→ TASK OBJECTIVE: Copy the data that follows exactly. Include no pictures.

(Records with drawing code)

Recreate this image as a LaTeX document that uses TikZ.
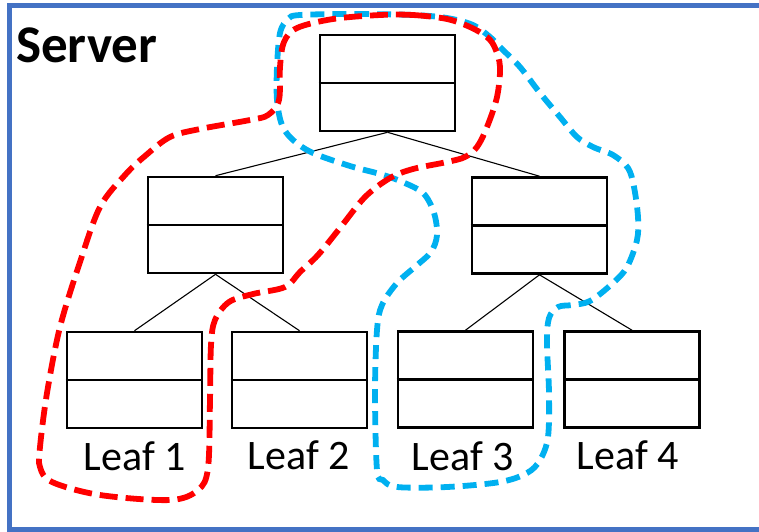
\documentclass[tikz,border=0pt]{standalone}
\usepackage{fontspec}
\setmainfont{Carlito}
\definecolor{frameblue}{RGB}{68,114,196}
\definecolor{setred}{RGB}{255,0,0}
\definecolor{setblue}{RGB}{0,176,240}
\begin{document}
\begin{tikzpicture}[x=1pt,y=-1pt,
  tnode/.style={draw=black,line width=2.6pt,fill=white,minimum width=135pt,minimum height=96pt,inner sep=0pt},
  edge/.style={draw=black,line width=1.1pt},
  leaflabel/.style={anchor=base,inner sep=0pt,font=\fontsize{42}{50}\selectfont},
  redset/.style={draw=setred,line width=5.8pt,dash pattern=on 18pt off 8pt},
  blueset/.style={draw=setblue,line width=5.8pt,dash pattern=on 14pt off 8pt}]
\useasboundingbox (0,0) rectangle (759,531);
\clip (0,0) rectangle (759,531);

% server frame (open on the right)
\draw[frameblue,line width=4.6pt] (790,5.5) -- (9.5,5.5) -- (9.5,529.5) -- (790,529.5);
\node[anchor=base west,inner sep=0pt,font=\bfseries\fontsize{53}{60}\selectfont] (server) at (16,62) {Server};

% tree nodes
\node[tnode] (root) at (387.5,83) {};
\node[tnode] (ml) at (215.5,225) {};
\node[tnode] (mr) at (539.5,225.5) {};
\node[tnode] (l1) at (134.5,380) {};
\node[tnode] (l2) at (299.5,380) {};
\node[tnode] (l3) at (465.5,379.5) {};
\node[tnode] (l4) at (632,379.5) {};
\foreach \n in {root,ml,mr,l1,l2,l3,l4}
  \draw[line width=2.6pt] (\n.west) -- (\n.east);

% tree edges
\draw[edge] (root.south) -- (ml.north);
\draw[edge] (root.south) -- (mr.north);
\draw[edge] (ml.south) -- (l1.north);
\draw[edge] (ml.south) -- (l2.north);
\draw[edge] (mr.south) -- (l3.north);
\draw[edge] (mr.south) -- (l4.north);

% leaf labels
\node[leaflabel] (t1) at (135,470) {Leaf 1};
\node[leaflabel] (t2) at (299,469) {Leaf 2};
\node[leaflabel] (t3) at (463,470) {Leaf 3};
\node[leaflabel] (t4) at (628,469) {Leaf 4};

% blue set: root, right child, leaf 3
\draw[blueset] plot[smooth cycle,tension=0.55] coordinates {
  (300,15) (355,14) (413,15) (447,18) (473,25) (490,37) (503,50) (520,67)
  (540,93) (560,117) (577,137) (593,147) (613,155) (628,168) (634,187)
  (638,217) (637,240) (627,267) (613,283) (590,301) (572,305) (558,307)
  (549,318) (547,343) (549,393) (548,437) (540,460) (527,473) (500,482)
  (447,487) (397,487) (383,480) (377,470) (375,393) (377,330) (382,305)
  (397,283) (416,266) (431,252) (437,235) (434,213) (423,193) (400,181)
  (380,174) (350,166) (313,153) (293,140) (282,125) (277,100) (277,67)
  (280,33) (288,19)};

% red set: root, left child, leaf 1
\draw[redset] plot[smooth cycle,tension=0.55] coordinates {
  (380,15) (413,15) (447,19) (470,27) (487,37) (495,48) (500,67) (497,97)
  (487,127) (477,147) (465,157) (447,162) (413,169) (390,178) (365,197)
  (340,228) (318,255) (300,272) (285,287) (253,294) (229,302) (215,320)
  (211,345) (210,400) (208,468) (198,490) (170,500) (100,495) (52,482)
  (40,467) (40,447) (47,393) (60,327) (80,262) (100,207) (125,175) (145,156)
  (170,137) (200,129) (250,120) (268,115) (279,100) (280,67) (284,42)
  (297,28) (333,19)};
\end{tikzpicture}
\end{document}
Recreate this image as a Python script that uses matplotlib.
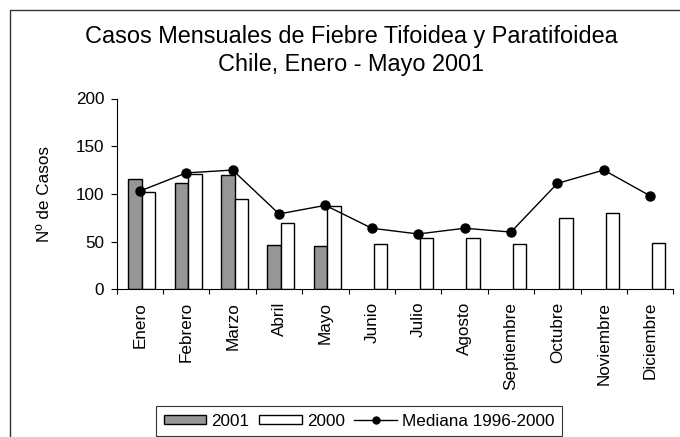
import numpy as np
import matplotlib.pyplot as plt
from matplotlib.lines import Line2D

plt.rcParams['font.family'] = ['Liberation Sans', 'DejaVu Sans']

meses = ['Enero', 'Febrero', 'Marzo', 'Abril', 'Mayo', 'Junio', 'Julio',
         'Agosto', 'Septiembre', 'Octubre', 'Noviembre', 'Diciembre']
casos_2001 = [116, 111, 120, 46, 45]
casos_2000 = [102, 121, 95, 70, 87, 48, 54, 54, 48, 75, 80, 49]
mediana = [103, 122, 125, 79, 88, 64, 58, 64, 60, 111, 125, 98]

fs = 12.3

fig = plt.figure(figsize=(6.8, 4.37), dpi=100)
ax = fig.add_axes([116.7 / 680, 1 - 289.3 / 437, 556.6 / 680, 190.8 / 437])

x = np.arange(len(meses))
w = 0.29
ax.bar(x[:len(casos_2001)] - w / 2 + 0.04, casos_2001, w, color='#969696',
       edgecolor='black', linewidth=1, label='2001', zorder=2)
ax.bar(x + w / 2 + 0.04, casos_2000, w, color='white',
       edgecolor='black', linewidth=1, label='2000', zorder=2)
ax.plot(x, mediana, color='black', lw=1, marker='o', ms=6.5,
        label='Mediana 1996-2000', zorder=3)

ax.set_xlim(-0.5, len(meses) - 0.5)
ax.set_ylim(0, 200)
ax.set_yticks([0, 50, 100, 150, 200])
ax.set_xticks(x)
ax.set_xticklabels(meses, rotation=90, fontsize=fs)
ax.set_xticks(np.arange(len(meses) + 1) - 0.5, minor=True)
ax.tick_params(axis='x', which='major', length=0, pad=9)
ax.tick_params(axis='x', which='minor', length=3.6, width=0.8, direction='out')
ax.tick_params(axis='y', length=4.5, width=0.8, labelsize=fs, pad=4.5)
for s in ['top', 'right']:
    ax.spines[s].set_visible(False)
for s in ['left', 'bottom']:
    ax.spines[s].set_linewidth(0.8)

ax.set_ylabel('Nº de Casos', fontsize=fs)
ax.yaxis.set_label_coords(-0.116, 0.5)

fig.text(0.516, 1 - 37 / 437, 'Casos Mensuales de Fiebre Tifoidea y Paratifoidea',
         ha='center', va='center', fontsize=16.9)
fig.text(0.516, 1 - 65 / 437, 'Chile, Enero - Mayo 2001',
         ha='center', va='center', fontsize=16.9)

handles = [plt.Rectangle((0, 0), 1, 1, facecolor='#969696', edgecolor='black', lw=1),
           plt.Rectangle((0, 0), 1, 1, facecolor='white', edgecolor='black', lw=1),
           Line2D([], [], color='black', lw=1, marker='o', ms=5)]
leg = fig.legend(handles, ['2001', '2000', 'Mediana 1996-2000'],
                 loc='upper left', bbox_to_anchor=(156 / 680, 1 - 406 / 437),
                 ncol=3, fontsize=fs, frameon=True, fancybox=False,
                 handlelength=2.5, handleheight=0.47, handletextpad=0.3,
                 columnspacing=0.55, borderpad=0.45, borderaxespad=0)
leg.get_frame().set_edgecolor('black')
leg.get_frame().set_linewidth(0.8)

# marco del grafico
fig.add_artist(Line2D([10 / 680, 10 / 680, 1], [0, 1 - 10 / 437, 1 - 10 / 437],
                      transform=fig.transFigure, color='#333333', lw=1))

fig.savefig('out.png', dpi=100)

→ OUTPUT OF THE EXERCISE:
Recreate this image as a LaTeX document that uses TikZ.
\documentclass[tikz,border=0pt]{standalone}
\usepackage{fontspec}
\setmainfont{Carlito}
\definecolor{frameblue}{RGB}{68,114,196}
\definecolor{setred}{RGB}{255,0,0}
\definecolor{setblue}{RGB}{0,176,240}
\begin{document}
\begin{tikzpicture}[x=1pt,y=-1pt,
  tnode/.style={draw=black,line width=2.6pt,fill=white,minimum width=135pt,minimum height=96pt,inner sep=0pt},
  edge/.style={draw=black,line width=1.1pt},
  leaflabel/.style={anchor=base,inner sep=0pt,font=\fontsize{42}{50}\selectfont},
  redset/.style={draw=setred,line width=5.8pt,dash pattern=on 18pt off 8pt},
  blueset/.style={draw=setblue,line width=5.8pt,dash pattern=on 14pt off 8pt}]
\useasboundingbox (0,0) rectangle (759,531);
\clip (0,0) rectangle (759,531);

% server frame (open on the right)
\draw[frameblue,line width=4.6pt] (790,5.5) -- (9.5,5.5) -- (9.5,529.5) -- (790,529.5);
\node[anchor=base west,inner sep=0pt,font=\bfseries\fontsize{53}{60}\selectfont] (server) at (16,62) {Server};

% tree nodes
\node[tnode] (root) at (387.5,83) {};
\node[tnode] (ml) at (215.5,225) {};
\node[tnode] (mr) at (539.5,225.5) {};
\node[tnode] (l1) at (134.5,380) {};
\node[tnode] (l2) at (299.5,380) {};
\node[tnode] (l3) at (465.5,379.5) {};
\node[tnode] (l4) at (632,379.5) {};
\foreach \n in {root,ml,mr,l1,l2,l3,l4}
  \draw[line width=2.6pt] (\n.west) -- (\n.east);

% tree edges
\draw[edge] (root.south) -- (ml.north);
\draw[edge] (root.south) -- (mr.north);
\draw[edge] (ml.south) -- (l1.north);
\draw[edge] (ml.south) -- (l2.north);
\draw[edge] (mr.south) -- (l3.north);
\draw[edge] (mr.south) -- (l4.north);

% leaf labels
\node[leaflabel] (t1) at (135,470) {Leaf 1};
\node[leaflabel] (t2) at (299,469) {Leaf 2};
\node[leaflabel] (t3) at (463,470) {Leaf 3};
\node[leaflabel] (t4) at (628,469) {Leaf 4};

% blue set: root, right child, leaf 3
\draw[blueset] plot[smooth cycle,tension=0.55] coordinates {
  (300,15) (355,14) (413,15) (447,18) (473,25) (490,37) (503,50) (520,67)
  (540,93) (560,117) (577,137) (593,147) (613,155) (628,168) (634,187)
  (638,217) (637,240) (627,267) (613,283) (590,301) (572,305) (558,307)
  (549,318) (547,343) (549,393) (548,437) (540,460) (527,473) (500,482)
  (447,487) (397,487) (383,480) (377,470) (375,393) (377,330) (382,305)
  (397,283) (416,266) (431,252) (437,235) (434,213) (423,193) (400,181)
  (380,174) (350,166) (313,153) (293,140) (282,125) (277,100) (277,67)
  (280,33) (288,19)};

% red set: root, left child, leaf 1
\draw[redset] plot[smooth cycle,tension=0.55] coordinates {
  (380,15) (413,15) (447,19) (470,27) (487,37) (495,48) (500,67) (497,97)
  (487,127) (477,147) (465,157) (447,162) (413,169) (390,178) (365,197)
  (340,228) (318,255) (300,272) (285,287) (253,294) (229,302) (215,320)
  (211,345) (210,400) (208,468) (198,490) (170,500) (100,495) (52,482)
  (40,467) (40,447) (47,393) (60,327) (80,262) (100,207) (125,175) (145,156)
  (170,137) (200,129) (250,120) (268,115) (279,100) (280,67) (284,42)
  (297,28) (333,19)};
\end{tikzpicture}
\end{document}
Recreate this image as a Python script that uses matplotlib.
import numpy as np
import matplotlib.pyplot as plt
from matplotlib.lines import Line2D

plt.rcParams['font.family'] = ['Liberation Sans', 'DejaVu Sans']

meses = ['Enero', 'Febrero', 'Marzo', 'Abril', 'Mayo', 'Junio', 'Julio',
         'Agosto', 'Septiembre', 'Octubre', 'Noviembre', 'Diciembre']
casos_2001 = [116, 111, 120, 46, 45]
casos_2000 = [102, 121, 95, 70, 87, 48, 54, 54, 48, 75, 80, 49]
mediana = [103, 122, 125, 79, 88, 64, 58, 64, 60, 111, 125, 98]

fs = 12.3

fig = plt.figure(figsize=(6.8, 4.37), dpi=100)
ax = fig.add_axes([116.7 / 680, 1 - 289.3 / 437, 556.6 / 680, 190.8 / 437])

x = np.arange(len(meses))
w = 0.29
ax.bar(x[:len(casos_2001)] - w / 2 + 0.04, casos_2001, w, color='#969696',
       edgecolor='black', linewidth=1, label='2001', zorder=2)
ax.bar(x + w / 2 + 0.04, casos_2000, w, color='white',
       edgecolor='black', linewidth=1, label='2000', zorder=2)
ax.plot(x, mediana, color='black', lw=1, marker='o', ms=6.5,
        label='Mediana 1996-2000', zorder=3)

ax.set_xlim(-0.5, len(meses) - 0.5)
ax.set_ylim(0, 200)
ax.set_yticks([0, 50, 100, 150, 200])
ax.set_xticks(x)
ax.set_xticklabels(meses, rotation=90, fontsize=fs)
ax.set_xticks(np.arange(len(meses) + 1) - 0.5, minor=True)
ax.tick_params(axis='x', which='major', length=0, pad=9)
ax.tick_params(axis='x', which='minor', length=3.6, width=0.8, direction='out')
ax.tick_params(axis='y', length=4.5, width=0.8, labelsize=fs, pad=4.5)
for s in ['top', 'right']:
    ax.spines[s].set_visible(False)
for s in ['left', 'bottom']:
    ax.spines[s].set_linewidth(0.8)

ax.set_ylabel('Nº de Casos', fontsize=fs)
ax.yaxis.set_label_coords(-0.116, 0.5)

fig.text(0.516, 1 - 37 / 437, 'Casos Mensuales de Fiebre Tifoidea y Paratifoidea',
         ha='center', va='center', fontsize=16.9)
fig.text(0.516, 1 - 65 / 437, 'Chile, Enero - Mayo 2001',
         ha='center', va='center', fontsize=16.9)

handles = [plt.Rectangle((0, 0), 1, 1, facecolor='#969696', edgecolor='black', lw=1),
           plt.Rectangle((0, 0), 1, 1, facecolor='white', edgecolor='black', lw=1),
           Line2D([], [], color='black', lw=1, marker='o', ms=5)]
leg = fig.legend(handles, ['2001', '2000', 'Mediana 1996-2000'],
                 loc='upper left', bbox_to_anchor=(156 / 680, 1 - 406 / 437),
                 ncol=3, fontsize=fs, frameon=True, fancybox=False,
                 handlelength=2.5, handleheight=0.47, handletextpad=0.3,
                 columnspacing=0.55, borderpad=0.45, borderaxespad=0)
leg.get_frame().set_edgecolor('black')
leg.get_frame().set_linewidth(0.8)

# marco del grafico
fig.add_artist(Line2D([10 / 680, 10 / 680, 1], [0, 1 - 10 / 437, 1 - 10 / 437],
                      transform=fig.transFigure, color='#333333', lw=1))

fig.savefig('out.png', dpi=100)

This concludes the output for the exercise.